Naomi Schaefer Riley posits a “Dr. Jekyll/Mr. Hyde thing” in which Catholic schools in North America, after a sordid history of “physical, sexual and emotional abuse” of Native American children, are now finally trying to do them some good. The piece is woefully lacking in both supporting data and context.

Riley cites apologies by Popes Francis and Benedict XVI for mistreatment of Native Americans. This is in the Church’s long tradition of humility and asking forgiveness for sinful behavior. But she ignores the rest of what Pope Francis said in that 2015 statement: that it’s also important to remember the many bishops, priests and laity who were often found “standing alongside the native peoples or accompanying their popular movements even to the point of martyrdom.”

One such person—St. Junípero Serra—was canonized by Pope Francis in recognition of his lifetime of heroic missionary work with Native Americans in California, and his efforts to protect them from the abuses of Spanish colonial authorities. (To read my account of his life and work, click here.) This is another part of Catholic tradition that Riley ignores: the natural law tradition that finds the Church consistently upholding the sanctity and dignity of every human person.
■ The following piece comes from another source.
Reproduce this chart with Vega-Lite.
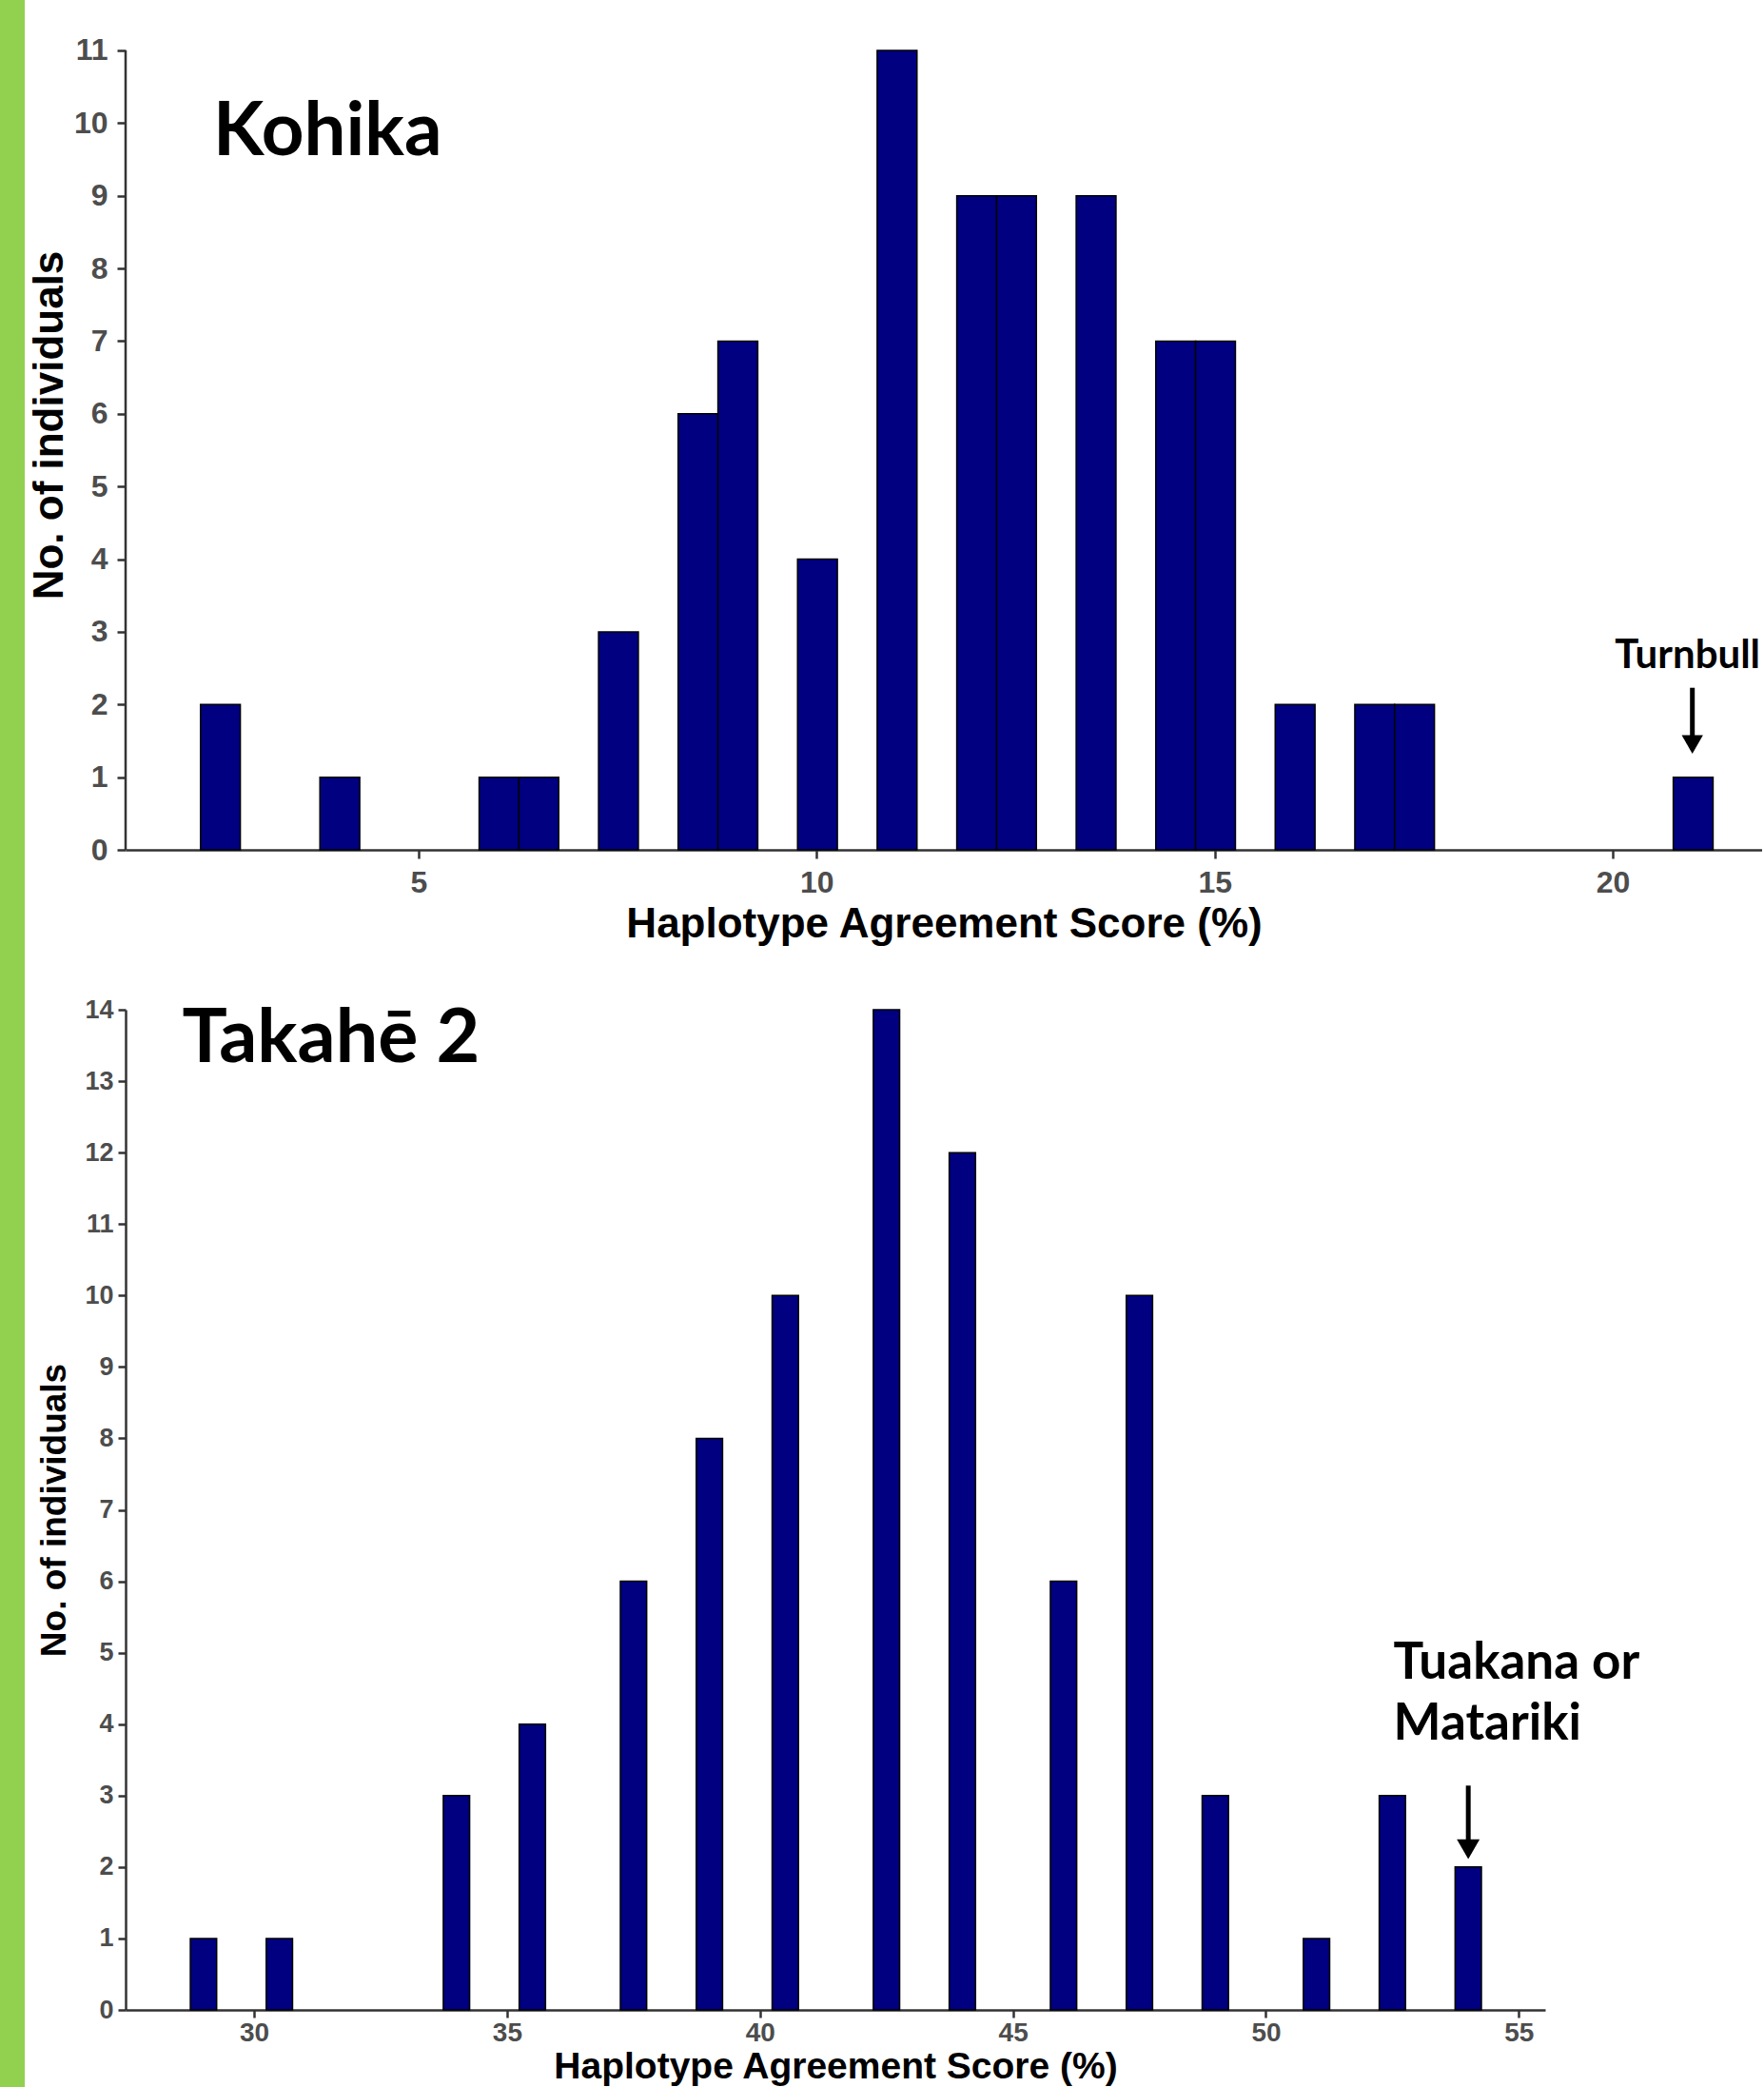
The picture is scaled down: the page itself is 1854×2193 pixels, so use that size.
{
  "$schema": "https://vega.github.io/schema/vega-lite/v6.json",
  "padding": 0,
  "background": "white",
  "spacing": 4,
  "config": {
    "view": {"stroke": null},
    "axis": {
      "grid": false,
      "domainColor": "#333333",
      "domainWidth": 2.5,
      "tickColor": "#333333",
      "tickWidth": 2.5,
      "labelColor": "#4d4d4d",
      "labelFont": "Liberation Sans",
      "labelFontWeight": "bold",
      "titleFont": "Liberation Sans",
      "titleFontWeight": "bold",
      "titleColor": "#000000"
    }
  },
  "datasets": {
    "kohika": [
      {"lo": 2.26, "hi": 2.76, "n": 2},
      {"lo": 3.76, "hi": 4.26, "n": 1},
      {"lo": 5.76, "hi": 6.26, "n": 1},
      {"lo": 6.26, "hi": 6.76, "n": 1},
      {"lo": 7.26, "hi": 7.76, "n": 3},
      {"lo": 8.26, "hi": 8.76, "n": 6},
      {"lo": 8.76, "hi": 9.26, "n": 7},
      {"lo": 9.76, "hi": 10.26, "n": 4},
      {"lo": 10.76, "hi": 11.26, "n": 11},
      {"lo": 11.76, "hi": 12.26, "n": 9},
      {"lo": 12.26, "hi": 12.76, "n": 9},
      {"lo": 13.26, "hi": 13.76, "n": 9},
      {"lo": 14.26, "hi": 14.76, "n": 7},
      {"lo": 14.76, "hi": 15.26, "n": 7},
      {"lo": 15.76, "hi": 16.26, "n": 2},
      {"lo": 16.76, "hi": 17.26, "n": 2},
      {"lo": 17.26, "hi": 17.76, "n": 2},
      {"lo": 20.76, "hi": 21.26, "n": 1}
    ],
    "takahe": [
      {"lo": 28.74, "hi": 29.26, "n": 1},
      {"lo": 30.24, "hi": 30.76, "n": 1},
      {"lo": 33.74, "hi": 34.26, "n": 3},
      {"lo": 35.24, "hi": 35.76, "n": 4},
      {"lo": 37.24, "hi": 37.76, "n": 6},
      {"lo": 38.74, "hi": 39.26, "n": 8},
      {"lo": 40.24, "hi": 40.76, "n": 10},
      {"lo": 42.24, "hi": 42.76, "n": 14},
      {"lo": 43.74, "hi": 44.26, "n": 12},
      {"lo": 45.74, "hi": 46.26, "n": 6},
      {"lo": 47.24, "hi": 47.76, "n": 10},
      {"lo": 48.74, "hi": 49.26, "n": 3},
      {"lo": 50.74, "hi": 51.26, "n": 1},
      {"lo": 52.24, "hi": 52.76, "n": 3},
      {"lo": 53.74, "hi": 54.26, "n": 2}
    ],
    "kohika_axis": [{"score": 1.319, "from": 0, "to": 11}],
    "kohika_panel": [{"label": "Kohika", "score": 2.42, "count": 9.56}],
    "kohika_note": [{"label": "Turnbull", "score": 20.94, "count": 2.5}],
    "kohika_arrow": [{"score": 21.0, "top": 2.23, "tip": 1.5, "head": 1.45}],
    "takahe_panel": [{"label": "Takahē 2", "score": 28.58, "count": 13.27}],
    "takahe_note": [{"label": "Tuakana or\nMatariki", "score": 52.52, "count": 4.63}],
    "takahe_arrow": [{"score": 54.0, "top": 3.14, "tip": 2.3, "head": 2.25}]
  },
  "hconcat": [
    {
      "width": 26,
      "height": 2193,
      "data": {"values": [{"strip": 1}]},
      "mark": {"type": "rect", "fill": "#92D050", "strokeWidth": 0},
      "encoding": {}
    },
    {
      "spacing": 168,
      "bounds": "flush",
      "vconcat": [
        {
          "width": 1720,
          "height": 893,
          "layer": [
            {
              "data": {"name": "kohika"},
              "mark": {"type": "rect", "fill": "#000080", "stroke": "#000000", "strokeWidth": 1.5},
              "encoding": {
                "x": {
                  "field": "lo", "type": "quantitative",
                  "title": "Haplotype Agreement Score (%)",
                  "scale": {"domain": [1.319, 21.876], "nice": false, "zero": false},
                  "axis": {"values": [5, 10, 15, 20], "format": "d", "tickSize": 9, "labelPadding": 10, "labelFontSize": 32, "titleFontSize": 44, "titlePadding": 6}
                },
                "x2": {"field": "hi"},
                "y": {
                  "field": "n", "type": "quantitative",
                  "title": "No. of individuals",
                  "scale": {"domain": [0, 11.694], "nice": false},
                  "axis": {"domain": false, "values": [0,1,2,3,4,5,6,7,8,9,10,11], "format": "d", "tickSize": 9, "labelPadding": 10, "labelFontSize": 32, "titleFontSize": 44, "titlePadding": 3}
                },
                "y2": {"datum": 0}
              }
            },
            {
              "data": {"name": "kohika_axis"},
              "mark": {"type": "rule", "color": "#333333", "strokeWidth": 2.5},
              "encoding": {
                "x": {"field": "score", "type": "quantitative", "title": "Haplotype Agreement Score (%)"},
                "y": {"field": "from", "type": "quantitative", "title": "No. of individuals"},
                "y2": {"field": "to"}
              }
            },
            {
              "data": {"name": "kohika_panel"},
              "mark": {"type": "text", "font": "Lato", "fontWeight": "bold", "fontSize": 78, "align": "left", "baseline": "alphabetic", "color": "#000000"},
              "encoding": {
                "x": {"field": "score", "type": "quantitative", "title": "Haplotype Agreement Score (%)"},
                "y": {"field": "count", "type": "quantitative", "title": "No. of individuals"},
                "text": {"field": "label"}
              }
            },
            {
              "data": {"name": "kohika_note"},
              "mark": {"type": "text", "font": "Lato", "fontWeight": "bold", "fontSize": 42, "align": "center", "baseline": "alphabetic", "color": "#000000"},
              "encoding": {
                "x": {"field": "score", "type": "quantitative", "title": "Haplotype Agreement Score (%)"},
                "y": {"field": "count", "type": "quantitative", "title": "No. of individuals"},
                "text": {"field": "label"}
              }
            },
            {
              "data": {"name": "kohika_arrow"},
              "mark": {"type": "rule", "color": "#000000", "strokeWidth": 5},
              "encoding": {
                "x": {"field": "score", "type": "quantitative", "title": "Haplotype Agreement Score (%)"},
                "y": {"field": "top", "type": "quantitative", "title": "No. of individuals"},
                "y2": {"field": "tip"}
              }
            },
            {
              "data": {"name": "kohika_arrow"},
              "mark": {"type": "point", "shape": "triangle-down", "filled": true, "color": "#000000", "size": 500, "opacity": 1},
              "encoding": {
                "x": {"field": "score", "type": "quantitative", "title": "Haplotype Agreement Score (%)"},
                "y": {"field": "head", "type": "quantitative", "title": "No. of individuals"}
              }
            }
          ]
        },
        {
          "width": 1492,
          "height": 1051,
          "layer": [
            {
              "data": {"name": "takahe"},
              "mark": {"type": "rect", "fill": "#000080", "stroke": "#000000", "strokeWidth": 1.5},
              "encoding": {
                "x": {
                  "field": "lo", "type": "quantitative",
                  "title": "Haplotype Agreement Score (%)",
                  "scale": {"domain": [27.46, 55.52], "nice": false, "zero": false},
                  "axis": {"values": [30, 35, 40, 45, 50, 55], "format": "d", "tickSize": 8, "labelPadding": 2, "labelFontSize": 28, "titleFontSize": 39, "titlePadding": 2}
                },
                "x2": {"field": "hi"},
                "y": {
                  "field": "n", "type": "quantitative",
                  "title": "No. of individuals",
                  "scale": {"domain": [0, 14], "nice": false},
                  "axis": {"values": [0,1,2,3,4,5,6,7,8,9,10,11,12,13,14], "format": "d", "tickSize": 8, "labelPadding": 5, "labelFontSize": 27, "titleFontSize": 37, "titlePadding": 12}
                },
                "y2": {"datum": 0}
              }
            },
            {
              "data": {"name": "takahe_panel"},
              "mark": {"type": "text", "font": "Lato", "fontWeight": "bold", "fontSize": 79, "align": "left", "baseline": "alphabetic", "color": "#000000"},
              "encoding": {
                "x": {"field": "score", "type": "quantitative", "title": "Haplotype Agreement Score (%)"},
                "y": {"field": "count", "type": "quantitative", "title": "No. of individuals"},
                "text": {"field": "label"}
              }
            },
            {
              "data": {"name": "takahe_note"},
              "mark": {"type": "text", "font": "Lato", "fontWeight": "bold", "fontSize": 53, "lineHeight": 64, "lineBreak": "\n", "align": "left", "baseline": "alphabetic", "color": "#000000"},
              "encoding": {
                "x": {"field": "score", "type": "quantitative", "title": "Haplotype Agreement Score (%)"},
                "y": {"field": "count", "type": "quantitative", "title": "No. of individuals"},
                "text": {"field": "label"}
              }
            },
            {
              "data": {"name": "takahe_arrow"},
              "mark": {"type": "rule", "color": "#000000", "strokeWidth": 5},
              "encoding": {
                "x": {"field": "score", "type": "quantitative", "title": "Haplotype Agreement Score (%)"},
                "y": {"field": "top", "type": "quantitative", "title": "No. of individuals"},
                "y2": {"field": "tip"}
              }
            },
            {
              "data": {"name": "takahe_arrow"},
              "mark": {"type": "point", "shape": "triangle-down", "filled": true, "color": "#000000", "size": 576, "opacity": 1},
              "encoding": {
                "x": {"field": "score", "type": "quantitative", "title": "Haplotype Agreement Score (%)"},
                "y": {"field": "head", "type": "quantitative", "title": "No. of individuals"}
              }
            }
          ]
        }
      ]
    }
  ]
}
Riley substitutes carefully selected anecdotes for any real documentation of systemic abuse, and offers no context comparing treatment of Native Americans in Catholic schools with their treatment in society. For example, she blames Catholic schools “at least in part” for suicides among Native Americans, without examining how mistreatment in the wider culture may have contributed to making suicide sadly endemic among Native Americans. And she distorts as “forced assimilation” the efforts of Catholic schools to help Native Americans adapt to that wider culture, rather than be destroyed by it.

Riley praises these same Catholic schools for their spectacular successes today in educating Native American children. Which begs the question: Would Native American parents risk sending their children to a school system that they believed had a long history of systemic abuse? It is insulting to suggest that they would.